- Objective -
Skip the pictures and extract all of the lines exactly as written.

┌──

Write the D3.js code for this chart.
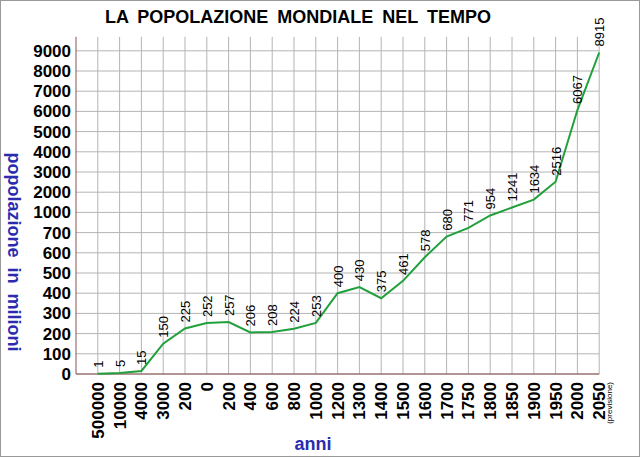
<!DOCTYPE html>
<html><head><meta charset="utf-8">
<script src="https://cdn.jsdelivr.net/npm/d3@7"></script>
<style>body{margin:0;background:#fff}svg{display:block;font-family:"Liberation Sans",Arial,sans-serif}</style>
</head><body><svg id="c" width="640" height="457"></svg>
<script>
// years (as printed) and population in millions
const years = ['500000','10000','4000','3000','200','0','200','400','600','800','1000','1200','1300','1400','1500','1600','1700','1750','1800','1850','1900','1950','2000','2050'];
const popolazione = [1,5,15,150,225,252,257,206,208,224,253,400,430,375,461,578,680,771,954,1241,1634,2516,6067,8915];
const yTicks = [0,100,200,300,400,500,600,700,1000,2000,3000,4000,5000,6000,7000,8000,9000];

const svg = d3.select('#c');
svg.append('rect').attr('x',0.5).attr('y',0.5).attr('width',639).attr('height',456)
  .attr('fill','#fff').attr('stroke','#999');

const u = 20.2, y0 = 374;
// the axis is piecewise: 0-700 and 1000-9000 share the same step
const y = d3.scaleLinear().domain([0,700,1000,9000]).range([y0, y0-7*u, y0-8*u, y0-16*u]);
const step = 21.8, x0 = 76;
const x = i => x0 + (i+1)*step;

const grid = svg.append('g');
yTicks.forEach(t => {
  grid.append('line').attr('x1',x0).attr('x2',x0+24*step).attr('y1',y(t)).attr('y2',y(t))
    .attr('stroke','#b4b4b4');
});
for (let k=1;k<=24;k++) grid.append('line').attr('x1',x0+k*step).attr('x2',x0+k*step)
  .attr('y1',y0).attr('y2',y0-16*u-14).attr('stroke','#b4b4b4');
svg.append('line').attr('x1',x0).attr('x2',x0).attr('y1',y0).attr('y2',y0-16*u-14).attr('stroke','#8a5050');
svg.append('line').attr('x1',x0).attr('x2',x0+24*step).attr('y1',y0).attr('y2',y0).attr('stroke','#8a5050');

svg.append('g').selectAll('text').data(yTicks).join('text')
  .attr('x',x0-5).attr('y',d=>y(d)+6).attr('text-anchor','end')
  .attr('font-size',17).attr('font-weight','bold').text(d=>d);

svg.append('path').datum(popolazione)
  .attr('d', d3.line().x((d,i)=>x(i)).y(d=>y(d)))
  .attr('fill','none').attr('stroke','#22a03c').attr('stroke-width',2);

svg.append('g').selectAll('text').data(popolazione).join('text')
  .attr('transform',(d,i)=>`translate(${x(i)+5},${y(d)-6}) rotate(-90)`)
  .attr('font-size',13).text(d=>d);

svg.append('g').selectAll('text').data(years).join('text')
  .attr('transform',(d,i)=>`translate(${x(i)+6},${y0+8}) rotate(-90)`)
  .attr('text-anchor','end').attr('font-size',17).attr('font-weight','bold').text(d=>d);
svg.append('text').attr('transform',`translate(${x(23)+13},${y0+8}) rotate(-90)`)
  .attr('text-anchor','end').attr('font-size',8).text('(previsione)');

svg.append('text').attr('x',105).attr('y',23).attr('font-size',18).attr('font-weight','bold')
  .attr('word-spacing',4).text('LA  POPOLAZIONE  MONDIALE  NEL  TEMPO');
svg.append('text').attr('x',313).attr('y',450).attr('text-anchor','middle')
  .attr('font-size',18).attr('font-weight','bold').attr('fill','#2b2bb0').text('anni');
svg.append('text').attr('transform','translate(8,252) rotate(90)').attr('text-anchor','middle')
  .attr('font-size',18).attr('font-weight','bold').attr('fill','#2b2bb0').attr('word-spacing',5).text('popolazione in milioni');
</script></body></html>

└──

- Result of the task -
Write the D3.js code for this chart.
<!DOCTYPE html>
<html><head><meta charset="utf-8">
<script src="https://cdn.jsdelivr.net/npm/d3@7"></script>
<style>body{margin:0;background:#fff}svg{display:block;font-family:"Liberation Sans",Arial,sans-serif}</style>
</head><body><svg id="c" width="640" height="457"></svg>
<script>
// years (as printed) and population in millions
const years = ['500000','10000','4000','3000','200','0','200','400','600','800','1000','1200','1300','1400','1500','1600','1700','1750','1800','1850','1900','1950','2000','2050'];
const popolazione = [1,5,15,150,225,252,257,206,208,224,253,400,430,375,461,578,680,771,954,1241,1634,2516,6067,8915];
const yTicks = [0,100,200,300,400,500,600,700,1000,2000,3000,4000,5000,6000,7000,8000,9000];

const svg = d3.select('#c');
svg.append('rect').attr('x',0.5).attr('y',0.5).attr('width',639).attr('height',456)
  .attr('fill','#fff').attr('stroke','#999');

const u = 20.2, y0 = 374;
// the axis is piecewise: 0-700 and 1000-9000 share the same step
const y = d3.scaleLinear().domain([0,700,1000,9000]).range([y0, y0-7*u, y0-8*u, y0-16*u]);
const step = 21.8, x0 = 76;
const x = i => x0 + (i+1)*step;

const grid = svg.append('g');
yTicks.forEach(t => {
  grid.append('line').attr('x1',x0).attr('x2',x0+24*step).attr('y1',y(t)).attr('y2',y(t))
    .attr('stroke','#b4b4b4');
});
for (let k=1;k<=24;k++) grid.append('line').attr('x1',x0+k*step).attr('x2',x0+k*step)
  .attr('y1',y0).attr('y2',y0-16*u-14).attr('stroke','#b4b4b4');
svg.append('line').attr('x1',x0).attr('x2',x0).attr('y1',y0).attr('y2',y0-16*u-14).attr('stroke','#8a5050');
svg.append('line').attr('x1',x0).attr('x2',x0+24*step).attr('y1',y0).attr('y2',y0).attr('stroke','#8a5050');

svg.append('g').selectAll('text').data(yTicks).join('text')
  .attr('x',x0-5).attr('y',d=>y(d)+6).attr('text-anchor','end')
  .attr('font-size',17).attr('font-weight','bold').text(d=>d);

svg.append('path').datum(popolazione)
  .attr('d', d3.line().x((d,i)=>x(i)).y(d=>y(d)))
  .attr('fill','none').attr('stroke','#22a03c').attr('stroke-width',2);

svg.append('g').selectAll('text').data(popolazione).join('text')
  .attr('transform',(d,i)=>`translate(${x(i)+5},${y(d)-6}) rotate(-90)`)
  .attr('font-size',13).text(d=>d);

svg.append('g').selectAll('text').data(years).join('text')
  .attr('transform',(d,i)=>`translate(${x(i)+6},${y0+8}) rotate(-90)`)
  .attr('text-anchor','end').attr('font-size',17).attr('font-weight','bold').text(d=>d);
svg.append('text').attr('transform',`translate(${x(23)+13},${y0+8}) rotate(-90)`)
  .attr('text-anchor','end').attr('font-size',8).text('(previsione)');

svg.append('text').attr('x',105).attr('y',23).attr('font-size',18).attr('font-weight','bold')
  .attr('word-spacing',4).text('LA  POPOLAZIONE  MONDIALE  NEL  TEMPO');
svg.append('text').attr('x',313).attr('y',450).attr('text-anchor','middle')
  .attr('font-size',18).attr('font-weight','bold').attr('fill','#2b2bb0').text('anni');
svg.append('text').attr('transform','translate(8,252) rotate(90)').attr('text-anchor','middle')
  .attr('font-size',18).attr('font-weight','bold').attr('fill','#2b2bb0').attr('word-spacing',5).text('popolazione in milioni');
</script></body></html>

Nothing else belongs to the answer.